Few people seemed to notice either the event or the irony, but on June 31, the last day of life for the Equal Rights Amendment, the Association for Intercollegiate Athletics for Women ceased to function. The AIAW, which was founded in 1971 with 280 member institutions, oversaw and helped nurture the great boom in women's collegiate sport in the '70s, which was helped by the enactment of Title IX which prohibits discrimination in schools on the basis of sex. By 1980, women's athletic budgets nationwide had risen from 1% of men's to nearly 16%. Furthermore, AIAW membership had grown to 971 colleges; the number of schools offering athletic scholarships for women had soared from fewer than 60 to more than 635; and the AIAW had created 41 national championships in 19 sports and had signed a four-year television contract with NBC.

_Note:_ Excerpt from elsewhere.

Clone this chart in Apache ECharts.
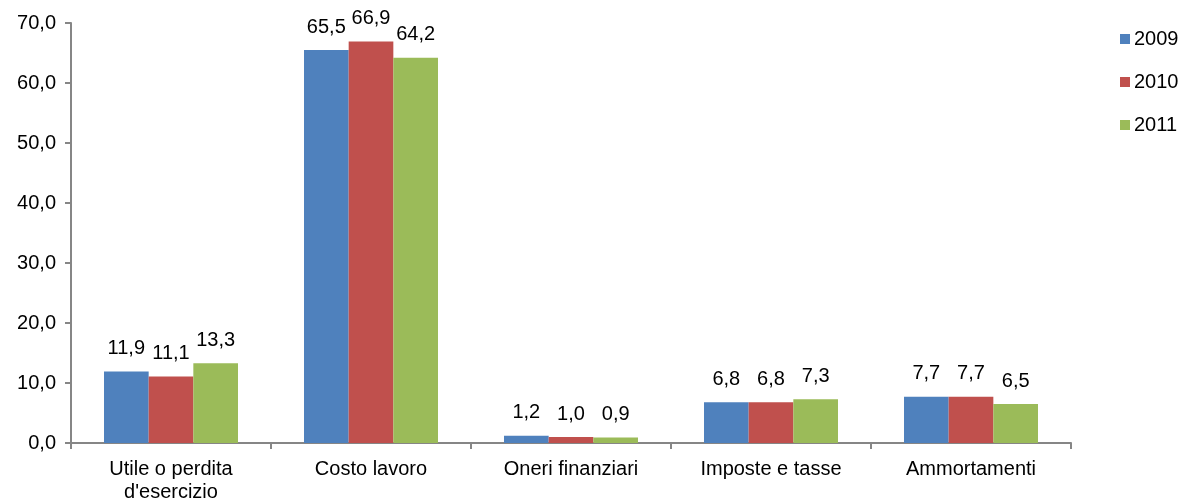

As officers of the now-dormant AIAW see it, their organization's success was the very cause of its demise. The NCAA, which in 1976 filed a still unresolved lawsuit against the Department of Health, Education and Welfare, challenging the application of Title IX to intercollegiate athletics, now apparently feels that the revenue-producing potential of women's sports makes them desirable. "When we were making our own uniforms and raking our own fields," says Charlotte West, women's athletic director at Southern Illinois, "the NCAA didn't want us."
In 1981, however, the NCAA began to lure schools away from the AIAW by, among other enticements, providing transportation expenses to its national championship events, which the AIAW couldn't afford to do. Also, in the 1981-82 school year, the NCAA chose to schedule 16 of its 29 women's championships in direct conflict with those of the AIAW. The AIAW says that the NCAA laid out $3 million to subsidize women's championships during the past school year, just about what the AIAW spent in its first 10 years of existence. As a result, 119 member schools left the AIAW for the NCAA.